We just launched the 6-series convertible. We are getting the 1-series M coupe. The M5 is next year for us; it launched in Europe this year. The new Mini coupe comes this year. The 528xi is our big launch in the fourth quarter.
Why are you so optimistic about sales this year?
The easy one is the X3. Last year we sold about 5,000, and this year we will sell about 25,000 -- no wonder I am optimistic and relaxed about 2011. Secondly, and I am putting this in order of volume, the 528xi will be with us for the final quarter and has huge pent-up demand. It is big for us in the central region and the Northeast.
We have just launched the new and widely acclaimed 6-series convertible, and the coupe comes later this summer. The 6 series is a niche car, and we expect to sell 5,000 this year. In a full year you could go up to 8,000; it depends on how the market is going.
We have the 1-series M coupe, that is small numbers -- less than 1,000 -- but it is exciting. It is a reinvigoration for the brand at that level. It has been very well received.
Mini sales were up 49 percent through April. Why is Mini doing so well?
If you go back to 2008, Mini benefitted from the gas crisis. When you talk to the dealers they are telling me the new Countryman has brought in lots of new people they have never seen. They are not all buying Countryman, but they persuading a lot of them to buy the original Mini. We are running a sales promotion -- Mini Rocks the Rivals -- with the Kiss band special edition cars. It is one of the most successful programs we have ever done.
In the overall luxury market, do you see movement toward more fuel-efficient vehicles? Do you see buyers dropping down in segments: 7 series to 5 series, 5 series to 3 series?

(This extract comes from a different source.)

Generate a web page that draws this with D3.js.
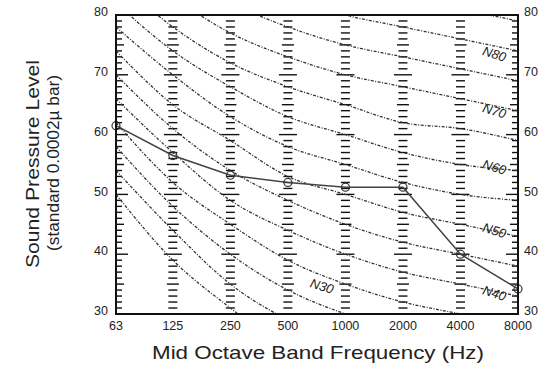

I don't see that. I see us giving the consumer greater choice of electric cars, hybrids, diesels, four-cylinder, six-cylinder, eight-cylinder and ultimately 12-cylinder engines. What we are doing is adding to our choice. We are adding new products at the bottom end, maybe at the top end as well, but volume-wise at the bottom end, where it will enable us to improve our overall average miles per gallon.
You're talking further out with the small cars?
Yes, the 2014 and 2015 period with the front-drive cars. But what I do see happening is that the premium segment will expand. At the New York auto show, Mercedes-Benz was showing the A class. We will be expanding into new niches. The consumer will be spoiled for choice.
Why are light-truck sales increasing?
People are coming back into the market. They are looking to their lifestyles. They are not making the sacrifices they were making in 2008. What we saw is 2008 is what goes up also comes down. A lot of people believe that gas will also come down for a while. It is not up at $5 a gallon in California and staying there. It will fluctuate.
Also, since 2008, big cars have become more efficient. We have introduced diesels and eight-speed transmissions that give up to 15 percent better fuel economy. It is a combination of all those things.
Is demand increasing for the small 1 series -- and can you get more?
We are not bringing in any more 1 series. We do not like to push that car. We like to leave it as a pull. It is built at the same plants as the 3 series, and we'd rather have more 3 series. There is more demand for the 3 series at the moment.
Are engine choices changing because of the cost of fuel?
Not substantially. Diesel has changed it slightly. We have added the six-cylinder 740i sedan, and a four-cylinder engine is coming for the Z4, and I am looking at bringing the four-cylinder into the 3 series.
Are you getting higher transaction prices for certified used cars? Do you need more stock?
I think we are getting higher prices because the market is getting better and because of supply and demand.
BMW is said to be at the bottom of the NADA 2011 Winter Dealer Attitude Survey.
Not true. We did better. We are closer to the bottom than I would like to be. Judge us after the summer because of all the actions we have been taking to get our house, business and dealers in order. There is nothing on the horizon to shock the dealers going forward. What is happening is what we predicted: dealer profitability is coming back.
What is it now?
I've said the average return on sales will be close to 3 percent by the end of the year. It was 2.5 percent at the end of 2010.
So you've moved up a few places in the survey?
By September we will be in the top half of the survey because we will see the dealers reaping the rewards of everything we've done. The dealers will be making more money than most other franchises. They will see their parts sales increase because of the changes we have made. We have made changes across the board. They have one of the best certified pre-owned programs. We've done a lot. It will all come together. They made their point.
Mercedes-Benz is getting aggressive with the C class, which will be redesigned and will get a new coupe this fall. How can BMW keep 3-series demand high?
We are definitely cross-shopped. We are in the final year of the current car. Our problem this year is lack of supply. We oversold in the back end of last year, 2,000 more cars than we anticipated. We have never been able to catch up because the plant in Munich was closed for the month of January. We think we will have another good year with the 3 series. We start the new one in the second quarter of next year -- just the sedan.
All your competitors target the 3 series. How do you keep the momentum going?
Each generation has been slightly bigger and slightly better and better equipped and has more safety features, etc. We keep setting a new benchmark, and the others follow.